The biodiversity-related financial data landscape is however rapidly expanding. While data gaps remain, sufficient data exists for companies and financial institutions to begin identifying their impacts on biodiversity. This data is available from a wide range of governmental, civil society, and commercial sources.

The ENCORE biodiversity module, an extension of the online ENCORE tool for assessing nature-related risks and opportunities, enables financial institutions to explore the potential alignment of financial activities in the agriculture and mining sectors with a biodiversity-positive future.

Identifying and managing biodiversity risks in agriculture and mining is an important first step for financial institutions, as two primary industries that are particularly exposed to biodiversity risks. For example, a private bank wanting to assess the biodiversity risks and opportunities of its agriculture portfolio can use the ENCORE tool to rate threats to species across countries and ecoregions

Remaining data gaps

Developing the ENCORE biodiversity module unearthed several remaining challenges in terms of biodiversity data availability: lack of location-specific data, lack of corporate disclosures, limited responsiveness of biodiversity data, and the lack of sector-specific scenarios for biodiversity impacts.
Location-specific data is now improving, as satellite technologies and artificial intelligence makes it easier and cheaper to collect and analyse biodiversity data. Corporate disclosures are expected to improve in the coming years, following the release of final disclosure recommendations from the Taskforce on Nature-related Financial Disclosures (TNFD) in September 2023. A third prototype of the framework is currently out for market testing.
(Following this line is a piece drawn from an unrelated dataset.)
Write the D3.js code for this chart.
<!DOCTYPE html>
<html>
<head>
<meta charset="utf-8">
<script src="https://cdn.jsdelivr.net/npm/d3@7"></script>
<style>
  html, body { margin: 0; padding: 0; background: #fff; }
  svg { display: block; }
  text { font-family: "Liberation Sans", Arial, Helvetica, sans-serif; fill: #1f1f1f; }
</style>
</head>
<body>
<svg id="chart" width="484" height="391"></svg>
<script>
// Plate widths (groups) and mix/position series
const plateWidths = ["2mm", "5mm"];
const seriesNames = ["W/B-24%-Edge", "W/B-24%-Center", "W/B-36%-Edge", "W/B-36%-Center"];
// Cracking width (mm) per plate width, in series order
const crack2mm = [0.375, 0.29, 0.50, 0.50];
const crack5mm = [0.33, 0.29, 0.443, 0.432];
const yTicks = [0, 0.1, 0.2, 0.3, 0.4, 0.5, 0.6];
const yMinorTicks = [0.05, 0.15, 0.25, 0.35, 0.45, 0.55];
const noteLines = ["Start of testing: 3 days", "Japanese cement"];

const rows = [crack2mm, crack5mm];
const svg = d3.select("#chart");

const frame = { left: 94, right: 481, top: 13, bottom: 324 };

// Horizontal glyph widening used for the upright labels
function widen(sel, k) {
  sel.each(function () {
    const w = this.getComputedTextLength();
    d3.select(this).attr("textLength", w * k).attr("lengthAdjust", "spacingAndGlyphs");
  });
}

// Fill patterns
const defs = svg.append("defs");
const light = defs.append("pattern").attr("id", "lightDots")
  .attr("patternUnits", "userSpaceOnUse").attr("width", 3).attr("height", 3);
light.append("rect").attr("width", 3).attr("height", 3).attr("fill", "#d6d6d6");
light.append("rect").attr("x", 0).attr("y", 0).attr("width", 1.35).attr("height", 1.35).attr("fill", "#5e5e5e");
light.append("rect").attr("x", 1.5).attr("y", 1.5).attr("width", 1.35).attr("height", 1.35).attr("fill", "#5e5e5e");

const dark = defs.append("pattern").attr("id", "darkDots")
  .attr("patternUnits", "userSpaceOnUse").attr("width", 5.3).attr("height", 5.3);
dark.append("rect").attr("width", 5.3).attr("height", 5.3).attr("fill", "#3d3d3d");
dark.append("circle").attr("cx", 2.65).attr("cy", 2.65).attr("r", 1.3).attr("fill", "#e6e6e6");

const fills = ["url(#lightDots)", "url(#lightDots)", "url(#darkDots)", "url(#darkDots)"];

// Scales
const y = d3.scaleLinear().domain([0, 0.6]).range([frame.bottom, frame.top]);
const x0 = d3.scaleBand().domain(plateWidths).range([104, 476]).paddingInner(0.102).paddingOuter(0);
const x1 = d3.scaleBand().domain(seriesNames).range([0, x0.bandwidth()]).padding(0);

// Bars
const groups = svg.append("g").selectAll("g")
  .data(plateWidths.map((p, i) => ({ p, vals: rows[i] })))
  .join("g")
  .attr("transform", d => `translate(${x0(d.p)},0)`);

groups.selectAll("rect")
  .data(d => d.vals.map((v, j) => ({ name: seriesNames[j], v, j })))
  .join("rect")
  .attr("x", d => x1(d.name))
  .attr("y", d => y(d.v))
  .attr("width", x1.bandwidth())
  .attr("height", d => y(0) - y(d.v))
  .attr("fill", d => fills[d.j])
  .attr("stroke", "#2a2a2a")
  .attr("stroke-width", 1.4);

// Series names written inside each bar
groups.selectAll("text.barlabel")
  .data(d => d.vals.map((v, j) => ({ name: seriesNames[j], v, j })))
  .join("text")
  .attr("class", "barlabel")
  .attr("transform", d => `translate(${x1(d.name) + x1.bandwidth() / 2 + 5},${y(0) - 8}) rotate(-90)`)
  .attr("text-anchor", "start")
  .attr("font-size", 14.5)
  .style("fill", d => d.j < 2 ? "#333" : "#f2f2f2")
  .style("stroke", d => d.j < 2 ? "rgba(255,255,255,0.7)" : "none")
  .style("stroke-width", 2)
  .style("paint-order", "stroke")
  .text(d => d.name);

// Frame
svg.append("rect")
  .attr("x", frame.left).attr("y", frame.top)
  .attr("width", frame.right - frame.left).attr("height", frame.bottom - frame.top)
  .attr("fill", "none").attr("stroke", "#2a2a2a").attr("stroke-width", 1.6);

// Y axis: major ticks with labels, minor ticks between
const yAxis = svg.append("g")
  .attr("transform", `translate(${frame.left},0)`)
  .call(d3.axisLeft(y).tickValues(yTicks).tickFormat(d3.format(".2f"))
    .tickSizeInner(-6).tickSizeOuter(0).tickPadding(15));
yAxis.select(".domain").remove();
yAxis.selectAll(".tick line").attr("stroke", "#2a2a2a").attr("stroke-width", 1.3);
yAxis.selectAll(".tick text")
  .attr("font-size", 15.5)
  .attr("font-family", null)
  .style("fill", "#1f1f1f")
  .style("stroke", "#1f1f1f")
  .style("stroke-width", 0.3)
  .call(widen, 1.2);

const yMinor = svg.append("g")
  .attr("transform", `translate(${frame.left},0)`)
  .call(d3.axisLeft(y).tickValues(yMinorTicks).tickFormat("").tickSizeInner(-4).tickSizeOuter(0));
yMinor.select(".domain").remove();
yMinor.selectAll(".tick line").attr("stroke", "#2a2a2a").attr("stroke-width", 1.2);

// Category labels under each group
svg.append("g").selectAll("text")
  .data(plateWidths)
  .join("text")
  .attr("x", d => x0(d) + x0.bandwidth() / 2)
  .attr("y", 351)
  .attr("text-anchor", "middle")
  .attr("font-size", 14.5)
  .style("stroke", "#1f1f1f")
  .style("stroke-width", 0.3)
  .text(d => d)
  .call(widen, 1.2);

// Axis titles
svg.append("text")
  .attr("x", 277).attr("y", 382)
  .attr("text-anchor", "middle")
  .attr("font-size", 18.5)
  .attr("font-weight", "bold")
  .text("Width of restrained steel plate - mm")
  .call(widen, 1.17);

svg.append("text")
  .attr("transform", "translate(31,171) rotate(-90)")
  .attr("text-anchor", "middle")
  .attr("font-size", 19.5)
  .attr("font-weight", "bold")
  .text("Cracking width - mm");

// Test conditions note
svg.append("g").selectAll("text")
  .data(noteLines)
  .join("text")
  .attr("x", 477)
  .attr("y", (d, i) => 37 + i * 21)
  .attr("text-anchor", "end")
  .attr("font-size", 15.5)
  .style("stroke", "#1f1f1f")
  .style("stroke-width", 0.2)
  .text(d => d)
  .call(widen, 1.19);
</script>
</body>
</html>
Responsiveness of biodiversity data and lack of sector-specific scenarios remain key challenges. Currently, data can’t inform us how a given company’s positive actions in managing biodiversity would lead to an improvement in biodiversity itself, for example by reducing species extinction risks. We need models that quantify how reductions in companies’ pressures on nature lead to improvements for biodiversity. Related to this, we are also lacking forward-looking scenarios that tell us how nature impacts of different sectors today might lead to changes in biodiversity in future. General development scenarios exist, but very few are sector-specific and focus on biodiversity.

Looking ahead to more and better data

The appetite for closing biodiversity-related data gaps for financial institutions is already high – and will likely continue to grow.

A Nature-related Data Catalyst, launched by the TNFD in July this year, already counts more than 100 data providers as members – including Global Canopy and UNEP-WCMC. The Catalyst aims to close nature-related data gaps, including for biodiversity.

In December, the world’s governments will meet at global biodiversity summit CBD COP15, where it is hoped they will adopt a new Global Biodiversity Framework (GBF) with targets for halting and reversing biodiversity loss. This will likely further ramp up the appetite for biodiversity-related data: a first draft of the GBF, released in 2021, includes a target for all businesses to assess and report on their dependencies and impacts on biodiversity. To deliver on that, they need better data. If and when the Global Biodiversity Framework is agreed at CBD COP15, the ENCORE biodiversity module will be updated in line with it.